Green Movement sees itself in heroic martyr role

Since the 1979 Islamic Revolution, Iran’s Islamic leaders have always cast themselves in the role of the religiously pure Hossein, facing off against the modern-day equivalents of the evil Yazid. Yazid claimed his state was Islamic, but nevertheless killed Hossein, the grandson of the prophet Mohammad.

Known among the devout as the “Lord of the Martyrs,” Hossein’s example of willingness to die for his beliefs defines Shiite belief and is an ideological pillar of the Islamic Republic.

But today, the opposition Green Movement sees itself as the pure side of the Hossein saga, aided by the fact that Mousavi’s second name is Hossein, and the Green Movement’s choice of color is Islamic green, which is waved constantly at such religious events.

“Now from our people’s point of view, [Supreme Leader Sayyed Ali] Khamenei is close to Yazid, and Mousavi and the Green Movement is the Hossein figure,” says Mehtari in an interview in the Turkish capital, Ankara.

“The state can’t tell people not to shout ‘Ya Hossein,’” part of a chant that has become a pro-Mousavi slogan, says Mehtari. “They can’t tell people not to wave green flags…. For 10 nights and two days, people can come out onto the streets. It’s a religious regime; they can’t prevent people."

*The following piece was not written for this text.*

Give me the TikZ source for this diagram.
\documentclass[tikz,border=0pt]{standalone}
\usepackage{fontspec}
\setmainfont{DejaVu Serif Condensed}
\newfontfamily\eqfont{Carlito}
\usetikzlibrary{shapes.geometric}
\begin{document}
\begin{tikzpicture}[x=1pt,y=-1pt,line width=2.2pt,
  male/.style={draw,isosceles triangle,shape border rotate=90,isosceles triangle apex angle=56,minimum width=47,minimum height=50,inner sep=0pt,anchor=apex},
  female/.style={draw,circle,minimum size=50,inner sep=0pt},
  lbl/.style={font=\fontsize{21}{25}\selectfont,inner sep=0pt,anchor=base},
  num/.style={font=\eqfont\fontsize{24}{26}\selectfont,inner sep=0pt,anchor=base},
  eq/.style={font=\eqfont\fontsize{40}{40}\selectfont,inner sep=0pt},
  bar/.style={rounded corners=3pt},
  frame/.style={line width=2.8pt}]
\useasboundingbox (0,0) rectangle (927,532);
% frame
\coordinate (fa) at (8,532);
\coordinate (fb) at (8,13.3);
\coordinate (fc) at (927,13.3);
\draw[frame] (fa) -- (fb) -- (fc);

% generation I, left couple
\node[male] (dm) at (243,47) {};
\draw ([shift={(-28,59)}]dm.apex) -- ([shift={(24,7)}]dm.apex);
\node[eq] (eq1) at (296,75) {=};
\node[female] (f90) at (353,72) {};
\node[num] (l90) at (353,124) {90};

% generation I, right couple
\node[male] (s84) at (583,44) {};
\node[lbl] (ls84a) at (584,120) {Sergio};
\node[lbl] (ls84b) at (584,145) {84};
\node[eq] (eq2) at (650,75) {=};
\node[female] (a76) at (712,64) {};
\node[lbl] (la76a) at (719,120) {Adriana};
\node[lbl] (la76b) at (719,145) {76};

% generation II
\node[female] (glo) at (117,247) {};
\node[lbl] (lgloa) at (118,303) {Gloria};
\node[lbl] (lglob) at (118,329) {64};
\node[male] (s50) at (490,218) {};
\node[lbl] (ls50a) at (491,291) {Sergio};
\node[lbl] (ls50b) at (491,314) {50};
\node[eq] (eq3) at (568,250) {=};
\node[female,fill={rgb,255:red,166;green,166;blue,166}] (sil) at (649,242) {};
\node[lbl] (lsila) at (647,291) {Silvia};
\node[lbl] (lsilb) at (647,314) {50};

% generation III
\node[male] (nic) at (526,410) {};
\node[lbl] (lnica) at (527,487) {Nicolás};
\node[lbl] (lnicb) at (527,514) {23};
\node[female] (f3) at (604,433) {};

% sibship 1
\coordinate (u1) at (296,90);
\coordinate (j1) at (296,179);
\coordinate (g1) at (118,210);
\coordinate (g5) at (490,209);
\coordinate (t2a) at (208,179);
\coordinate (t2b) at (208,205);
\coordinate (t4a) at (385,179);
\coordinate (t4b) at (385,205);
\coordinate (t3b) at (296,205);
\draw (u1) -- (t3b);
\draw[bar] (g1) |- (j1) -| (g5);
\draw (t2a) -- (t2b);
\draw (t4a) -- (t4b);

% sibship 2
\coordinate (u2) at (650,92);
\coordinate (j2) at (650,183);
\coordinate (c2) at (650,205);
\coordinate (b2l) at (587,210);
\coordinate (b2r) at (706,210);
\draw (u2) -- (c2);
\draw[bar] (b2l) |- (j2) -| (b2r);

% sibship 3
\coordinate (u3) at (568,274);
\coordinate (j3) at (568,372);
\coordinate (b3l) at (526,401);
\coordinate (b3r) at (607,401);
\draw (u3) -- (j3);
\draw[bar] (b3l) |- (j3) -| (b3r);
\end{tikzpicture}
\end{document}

Fear of 'Yazid' label has made authorities cautious during Moharram

In the past, sensitivities about being branded “Yazid” have meant state authorities exercised a lighter touch on policing on the streets, for couples caught holding hands, for example. Instead of being arrested, they might be simply hurried on their way.

“They have all the tools of repression: the money, the guns,” says Mehtari. “[But] it’s impossible for the regime to stop people. If they slap one person in Tehran, they will be Yazid.”

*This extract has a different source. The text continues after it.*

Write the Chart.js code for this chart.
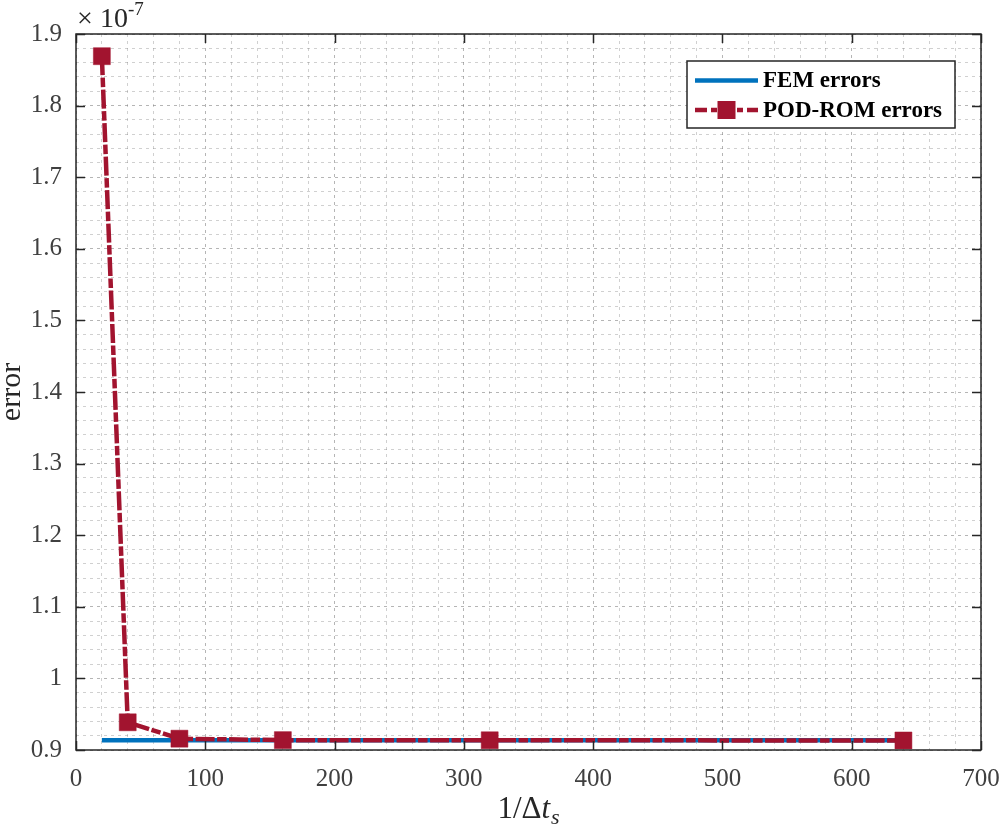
<!DOCTYPE html>
<html>
<head>
<meta charset="utf-8">
<script src="https://cdn.jsdelivr.net/npm/chart.js@4/dist/chart.umd.min.js"></script>
<style>
  html, body { margin: 0; padding: 0; background: #fff; }
  #c { display: block; }
</style>
</head>
<body>
<canvas id="c" width="1000" height="829"></canvas>
<script>
// ---- data (errors in units of 1e-7) ----
const xValues = [20, 40, 80, 160, 320, 640];
const femErrors = [0.9135, 0.9135, 0.9135, 0.9135, 0.9135, 0.9135];
const podErrors = [1.869, 0.9387, 0.9158, 0.9138, 0.9136, 0.9133];
const seriesLabels = ['FEM errors', 'POD-ROM errors'];
const xMajorTicks = [0, 100, 200, 300, 400, 500, 600, 700];
const yMajorTicks = [0.9, 1.0, 1.1, 1.2, 1.3, 1.4, 1.5, 1.6, 1.7, 1.8, 1.9];
const exponentLabel = '-7';
const xTitle = ['1/Δ', 't', 's'];
const yTitle = 'error';

const BLUE = '#0072BD';
const RED = '#A2142F';
const AXIS = '#262626';
const SERIF = '"Liberation Serif", "Times New Roman", serif';
const POD_DASH = [19, 2.5, 9.5, 2.5];

const toPts = (ys) => xValues.map((x, i) => ({ x: x, y: ys[i] }));

const isMajorX = (v) => Math.abs(v / 100 - Math.round(v / 100)) < 1e-6;
const isMajorY = (v) => Math.round(v * 100) % 10 === 0;

const framePlugin = {
  id: 'frame',
  afterDraw(chart) {
    const ctx = chart.ctx;
    const a = chart.chartArea;
    const xs = chart.scales.x, ys = chart.scales.y;
    ctx.save();
    // box
    ctx.strokeStyle = AXIS;
    ctx.lineWidth = 1.5;
    ctx.setLineDash([]);
    ctx.strokeRect(a.left, a.top, a.right - a.left, a.bottom - a.top);
    // ticks inward
    const tl = 9;
    ctx.beginPath();
    xMajorTicks.forEach(v => {
      const px = Math.round(xs.getPixelForValue(v)) + 0.5;
      ctx.moveTo(px, a.bottom); ctx.lineTo(px, a.bottom - tl);
      ctx.moveTo(px, a.top); ctx.lineTo(px, a.top + tl);
    });
    yMajorTicks.forEach(v => {
      const py = Math.round(ys.getPixelForValue(v)) + 0.5;
      ctx.moveTo(a.left, py); ctx.lineTo(a.left + tl, py);
      ctx.moveTo(a.right, py); ctx.lineTo(a.right - tl, py);
    });
    ctx.stroke();

    // exponent label
    ctx.fillStyle = AXIS;
    ctx.textBaseline = 'alphabetic';
    ctx.textAlign = 'left';
    ctx.font = '28px ' + SERIF;
    ctx.fillText('×', 77, 27);
    ctx.fillText('10', 100, 27);
    ctx.font = '19px ' + SERIF;
    ctx.fillText(exponentLabel, 128, 15);

    // x title
    ctx.fillStyle = AXIS;
    const fBig = '31px ' + SERIF, fIt = 'italic 31px ' + SERIF, fSub = 'italic 22px ' + SERIF;
    ctx.font = fBig; const w1 = ctx.measureText(xTitle[0]).width;
    ctx.font = fIt; const w2 = ctx.measureText(xTitle[1]).width;
    ctx.font = fSub; const w3 = ctx.measureText(xTitle[2]).width;
    const total = w1 + w2 + w3 + 1;
    let sx = (a.left + a.right) / 2 - total / 2;
    const by = 818;
    ctx.font = fBig; ctx.fillText(xTitle[0], sx, by); sx += w1;
    ctx.font = fIt; ctx.fillText(xTitle[1], sx, by); sx += w2 + 1;
    ctx.font = fSub; ctx.fillText(xTitle[2], sx, by + 6);

    // y title
    ctx.save();
    ctx.translate(20, (a.top + a.bottom) / 2);
    ctx.rotate(-Math.PI / 2);
    ctx.font = '30px ' + SERIF;
    ctx.textAlign = 'center';
    ctx.textBaseline = 'alphabetic';
    ctx.fillText(yTitle, 0, 0);
    ctx.restore();

    // legend
    const lx = 687, ly = 61, lw = 268, lh = 67;
    ctx.fillStyle = '#fff';
    ctx.fillRect(lx, ly, lw, lh);
    ctx.strokeStyle = AXIS;
    ctx.lineWidth = 1.5;
    ctx.strokeRect(lx, ly, lw, lh);
    const ds = chart.data.datasets;
    const rows = [80.5, 110];
    ctx.strokeStyle = ds[0].borderColor;
    ctx.lineWidth = 4.5;
    ctx.lineCap = 'butt';
    ctx.beginPath(); ctx.moveTo(695, rows[0]); ctx.lineTo(758, rows[0]); ctx.stroke();
    ctx.strokeStyle = ds[1].borderColor;
    ctx.setLineDash([12, 4, 6, 4]);
    ctx.beginPath(); ctx.moveTo(695, rows[1]); ctx.lineTo(758, rows[1]); ctx.stroke();
    ctx.setLineDash([]);
    ctx.fillStyle = ds[1].borderColor;
    ctx.fillRect(726.5 - 9, rows[1] - 9, 18, 18);
    ctx.fillStyle = '#000';
    ctx.font = 'bold 23px ' + SERIF;
    ctx.textAlign = 'left';
    ctx.textBaseline = 'middle';
    ctx.fillText(ds[0].label, 763, rows[0] + 1);
    ctx.fillText(ds[1].label, 763, rows[1] + 1);
    ctx.restore();
  }
};

const gridColor = (major) => major ? 'rgba(90,90,90,0.45)' : 'rgba(120,120,120,0.35)';

new Chart(document.getElementById('c'), {
  type: 'line',
  data: {
    datasets: [
      {
        label: seriesLabels[0],
        data: toPts(femErrors),
        borderColor: BLUE,
        backgroundColor: BLUE,
        borderWidth: 4.5,
        pointRadius: 0,
        tension: 0,
        order: 1
      },
      {
        label: seriesLabels[1],
        data: toPts(podErrors),
        borderColor: RED,
        backgroundColor: RED,
        borderWidth: 4.5,
        borderDash: POD_DASH,
        borderCapStyle: 'butt',
        pointStyle: 'rect',
        pointRadius: 12,
        pointBorderWidth: 0.5,
        pointBackgroundColor: RED,
        pointBorderColor: RED,
        tension: 0,
        order: 0
      }
    ]
  },
  options: {
    responsive: false,
    animation: false,
    devicePixelRatio: 1,
    layout: { padding: { top: 34, right: 19, left: 0, bottom: 0 } },
    plugins: { legend: { display: false }, tooltip: { enabled: false } },
    scales: {
      x: {
        type: 'linear',
        min: 0, max: 700,
        afterFit: (s) => { s.height = 79; s.paddingLeft = 0; s.paddingRight = 0; },
        border: { display: false, dash: [3, 4] },
        grid: {
          drawTicks: false,
          lineWidth: 1,
          color: (c) => gridColor(c.tick && isMajorX(c.tick.value))
        },
        ticks: {
          stepSize: 20,
          autoSkip: false,
          maxRotation: 0,
          padding: 14,
          color: '#404040',
          font: { family: SERIF, size: 25 },
          callback: (v) => isMajorX(v) ? String(Math.round(v)) : ''
        }
      },
      y: {
        type: 'linear',
        min: 0.9, max: 1.9,
        afterFit: (s) => { s.width = 76; s.paddingTop = 0; s.paddingBottom = 0; },
        border: { display: false, dash: [3, 4] },
        grid: {
          drawTicks: false,
          lineWidth: 1,
          color: (c) => gridColor(c.tick && isMajorY(c.tick.value))
        },
        ticks: {
          stepSize: 0.02,
          autoSkip: false,
          padding: 14,
          color: '#404040',
          font: { family: SERIF, size: 25 },
          callback: (v) => isMajorY(v) ? String(Math.round(v * 10) / 10) : ''
        }
      }
    }
  },
  plugins: [framePlugin]
});
</script>
</body>
</html>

Still, in Tehran, there has been a growing chorus demanding an arrest of Mousavi, former President Mohammad Khatami, and fellow reform leader and former parliament speaker Mehdi Karroubi.

“This show of force [on Friday] is intended to show the public that they [the regime] are many in number, hence inducing fear on the other side and discouraging them from coming out when a big even happens,” said one close observer in Tehran.

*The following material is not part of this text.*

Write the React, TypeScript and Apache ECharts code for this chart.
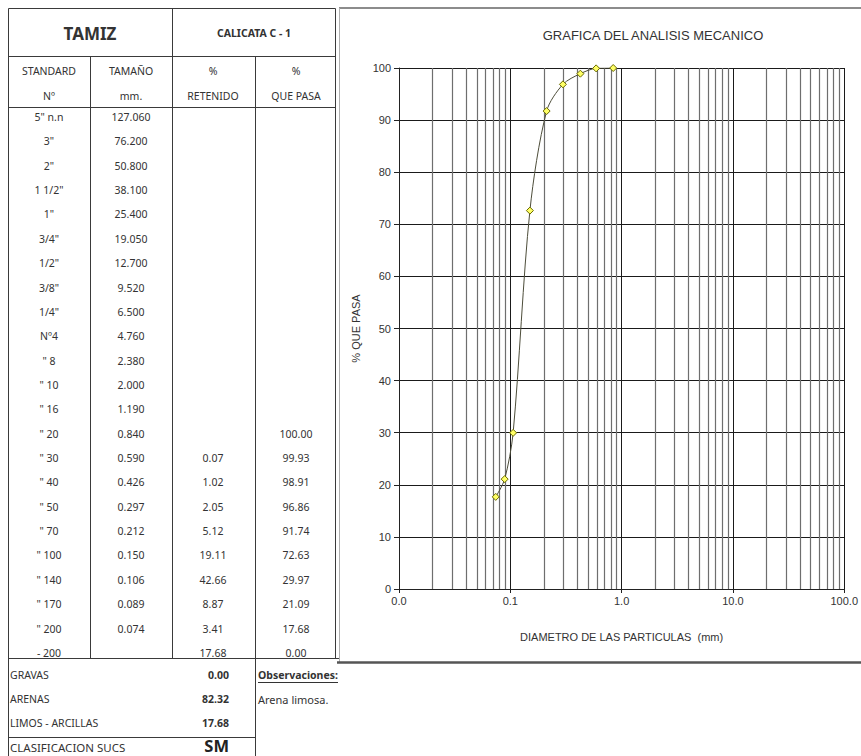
import React, { useEffect, useRef } from 'react';
import * as echarts from 'echarts';

// ---- Data ----
const STANDARD = ['5" n.n', '3"', '2"', '1 1/2"', '1"', '3/4"', '1/2"', '3/8"', '1/4"', 'Nº4', '" 8', '" 10', '" 16', '" 20', '" 30', '" 40', '" 50', '" 70', '" 100', '" 140', '" 170', '" 200', '- 200'];
const SIZE_MM: (number | null)[] = [127.06, 76.2, 50.8, 38.1, 25.4, 19.05, 12.7, 9.52, 6.5, 4.76, 2.38, 2.0, 1.19, 0.84, 0.59, 0.426, 0.297, 0.212, 0.15, 0.106, 0.089, 0.074, null];
const RETAINED: (number | null)[] = [null, null, null, null, null, null, null, null, null, null, null, null, null, null, 0.07, 1.02, 2.05, 5.12, 19.11, 42.66, 8.87, 3.41, 17.68];
const PASSING: (number | null)[] = [null, null, null, null, null, null, null, null, null, null, null, null, null, 100.0, 99.93, 98.91, 96.86, 91.74, 72.63, 29.97, 21.09, 17.68, 0.0];

const SUMMARY_LABELS = ['GRAVAS', 'ARENAS', 'LIMOS - ARCILLAS'];
const SUMMARY_VALUES = [0.0, 82.32, 17.68];
const CLASSIFICATION = 'SM';
const OBSERVATION = 'Arena limosa.';

const X_DECADES = [0.01, 0.1, 1, 10];
const X_MINOR_MULTIPLIERS = [2, 3, 4, 5, 6, 7, 8, 9];

const TABLE_FONT = '"Noto Sans", "Open Sans", sans-serif';
const CHART_FONT = '"Liberation Sans", Arial, sans-serif';
const TXT = '#333333';
const BORDER = '#3a3a3a';

function txt(text: string, x: number, y: number, o: any = {}) {
  const align = o.align || 'center';
  return {
    type: 'text',
    silent: true,
    z: 10,
    style: {
      text,
      x,
      y,
      fill: o.fill || TXT,
      fontSize: o.size || 10.5,
      fontWeight: o.weight || 'normal',
      fontFamily: o.family || TABLE_FONT,
      textAlign: align,
      align,
      textVerticalAlign: 'middle',
      verticalAlign: 'middle',
    },
  };
}

function ln(x1: number, y1: number, x2: number, y2: number, stroke = BORDER, w = 1) {
  return {
    type: 'line',
    silent: true,
    z: 10,
    shape: { x1, y1, x2, y2 },
    style: { stroke, lineWidth: w },
  };
}

export default function App() {
  const ref = useRef<HTMLDivElement>(null);

  useEffect(() => {
    const chart = echarts.init(ref.current!, null, { renderer: 'svg' });

    // table geometry
    const L = 8.5, C1 = 90.5, C2 = 172.5, C3 = 255.5, R = 335.5;
    const TOP = 8.5, H1 = 56.5, H2 = 107.5, DEND = 658.5, SEP = 737.5, BOT = 760;
    const ROW0 = 117, ROWH = 24.36;
    const cx1 = 49, cx2 = 131, cx3 = 213, cx4 = 296;

    const g: any[] = [];
    // table lines
    g.push(ln(L, TOP, R, TOP));
    g.push(ln(L, TOP, L, BOT));
    g.push(ln(R, TOP, R, DEND));
    g.push(ln(C2, TOP, C2, DEND));
    g.push(ln(C1, H1, C1, DEND));
    g.push(ln(C3, H1, C3, BOT));
    g.push(ln(L, H1, R, H1));
    g.push(ln(L, H2, R, H2));
    g.push(ln(L, DEND, 339, DEND));
    g.push(ln(L, SEP, C3, SEP));

    // chart frame
    g.push(ln(339, 8, 861, 8, '#8c8c8c', 2));
    g.push(ln(339.5, 8, 339.5, 662, '#b0b0b0', 1));
    g.push(ln(337, 662.5, 861, 662.5, '#555555', 2.5));

    // headers
    g.push(txt('TAMIZ', 90, 33, { size: 17, weight: 'bold' }));
    g.push(txt('CALICATA C - 1', 254, 33, { size: 10.5, weight: 'bold' }));
    g.push(txt('STANDARD', cx1, 71));
    g.push(txt('Nº', cx1, 96));
    g.push(txt('TAMAÑO', cx2, 71));
    g.push(txt('mm.', cx2, 96));
    g.push(txt('%', cx3, 71));
    g.push(txt('RETENIDO', cx3, 96));
    g.push(txt('%', cx4, 71));
    g.push(txt('QUE PASA', cx4, 96));

    // data rows
    STANDARD.forEach((s, i) => {
      const y = ROW0 + i * ROWH;
      g.push(txt(s, cx1, y));
      const sz = SIZE_MM[i];
      if (sz !== null) g.push(txt(sz.toFixed(3), cx2, y));
      const rt = RETAINED[i];
      if (rt !== null) g.push(txt(rt.toFixed(2), cx3, y));
      const ps = PASSING[i];
      if (ps !== null) g.push(txt(ps.toFixed(2), cx4, y));
    });

    // summary
    SUMMARY_LABELS.forEach((s, i) => {
      const y = 675 + i * 24;
      g.push(txt(s, 10, y, { align: 'left' }));
      g.push(txt(SUMMARY_VALUES[i].toFixed(2), 229, y, { align: 'right', weight: 'bold' }));
    });
    g.push(txt('CLASIFICACION SUCS', 10, 747, { align: 'left', size: 11.5 }));
    g.push(txt(CLASSIFICATION, 229, 745, { align: 'right', size: 16.5, weight: 'bold', fill: '#222' }));
    g.push(txt('Observaciones:', 258, 675, { align: 'left', weight: 'bold' }));
    g.push(ln(258, 682.5, 338, 682.5, TXT, 1));
    g.push(txt(OBSERVATION, 258, 699, { align: 'left', size: 11 }));

    // chart data
    const points: [number, number][] = [];
    SIZE_MM.forEach((s, i) => {
      const p = PASSING[i];
      if (s !== null && p !== null) points.push([s, p]);
    });
    points.sort((a, b) => a[0] - b[0]);

    const minorLines: any[] = [];
    X_DECADES.forEach((d) => X_MINOR_MULTIPLIERS.forEach((m) => minorLines.push({ xAxis: d * m })));

    chart.setOption({
      animation: false,
      backgroundColor: '#ffffff',
      title: {
        text: 'GRAFICA DEL ANALISIS MECANICO',
        left: 648,
        top: 24,
        textAlign: 'center',
        textStyle: { fontSize: 13, fontWeight: 'normal', color: TXT, fontFamily: CHART_FONT },
      },
      grid: { left: 399, right: 13, top: 68, bottom: 167 },
      xAxis: {
        type: 'log',
        logBase: 10,
        min: 0.01,
        max: 100,
        name: 'DIAMETRO DE LAS PARTICULAS  (mm)',
        nameLocation: 'middle',
        nameGap: 42,
        nameTextStyle: { fontSize: 11, color: TXT, fontFamily: CHART_FONT },
        axisLine: { show: true, onZero: false, lineStyle: { color: '#222', width: 1 } },
        axisTick: { show: true, length: 4, inside: false, lineStyle: { color: '#222' } },
        minorTick: { show: false },
        axisLabel: {
          formatter: (v: number) => v.toFixed(1),
          margin: 6,
          fontSize: 11,
          color: TXT,
          fontFamily: CHART_FONT,
          showMinLabel: true,
          showMaxLabel: true,
        },
        splitLine: { show: true, lineStyle: { color: '#1a1a1a', width: 1 } },
      },
      yAxis: {
        type: 'value',
        min: 0,
        max: 100,
        interval: 10,
        name: '% QUE PASA',
        nameLocation: 'middle',
        nameGap: 36,
        nameRotate: 90,
        nameTextStyle: { fontSize: 11, color: TXT, fontFamily: CHART_FONT },
        axisLine: { show: true, lineStyle: { color: '#222', width: 1 } },
        axisTick: { show: true, length: 5, inside: false, lineStyle: { color: '#222' } },
        axisLabel: { margin: 8, fontSize: 11, color: TXT, fontFamily: CHART_FONT },
        splitLine: { show: true, lineStyle: { color: '#1a1a1a', width: 1 } },
      },
      graphic: { elements: g },
      series: [
        {
          name: 'minor-grid',
          type: 'scatter',
          data: [],
          silent: true,
          z: 1,
          markLine: {
            silent: true,
            symbol: ['none', 'none'],
            label: { show: false },
            lineStyle: { type: 'solid', color: '#6e6e6e', width: 1.2 },
            emphasis: { disabled: true },
            data: minorLines,
          },
        },
        {
          name: '% QUE PASA',
          type: 'line',
          data: points,
          z: 5,
          smooth: 0.3,
          symbol: 'diamond',
          symbolSize: 7,
          showAllSymbol: true,
          lineStyle: { color: '#4d4d3a', width: 1 },
          itemStyle: { color: '#ffff66', borderColor: '#6b6b00', borderWidth: 1 },
        },
      ],
    });

    return () => chart.dispose();
  }, []);

  return (
    <div
      ref={ref}
      style={{ position: 'fixed', left: 0, top: 0, width: 861, height: 756, background: '#fff' }}
    />
  );
}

“TV has dedicated hours and hours of airtime to say: ‘The judiciary is obliged to carry out the will of the people, and arrest the heads of sedition,” he adds.

On Friday, the Tehran crowd heard: “The judiciary should confront people who continue this sedition … with the maximum punishment,” said Mohammad Hossein Rahimian, a representative of Ayatollah Khamenei, according to Fars News agency, as translated by Reuters.

Iran’s judiciary chief, Sadegh Larijani, meanwhile, gave this warning two days earlier: “I say to leaders of the sedition that we have enough evidence against you,” ILNA news agency quoted him saying. “If the regime has shown tolerance until now, don’t suppose that we do not understand.”

Larijani said the opposition leader actions were “contrary to national security” and a “clear crime,” according to a translation by Agence France-Presse. Their statements allowed “Western countries to make out that the government of the Islamic Republic was in disarray.”

Why Iran has held back from arresting top leaders

But the advent of Moharram – which Shiites have marked for centuries with dramatic public passion plays called Taziyeh – complicates the picture for the authorities.

The top tier of opposition leaders have not been arrested yet, it is widely believed, because the scale of the backlash would be unpredictable.

“The moment when the regime holds guns against its own people – that’s the end of dialogue,” says Mehtari.

Even outside Iran, there are dangers for those who criticize the regime. In Turkey, Iranian agents – who, like the Iranian asylum seekers, do not need a visa to enter – have stopped him twice on the street and told him to shut up, because “we know how to deal with you.”

Another asylum seeker, 21-year-old Maryam Sabri, was recently assaulted on the street in central Turkey after dark by two suspected Iranian agents, who slapped her so hard she fell, then kicked and beat her just two days after she repeated in a BBC interview her claims of being raped four times in detention.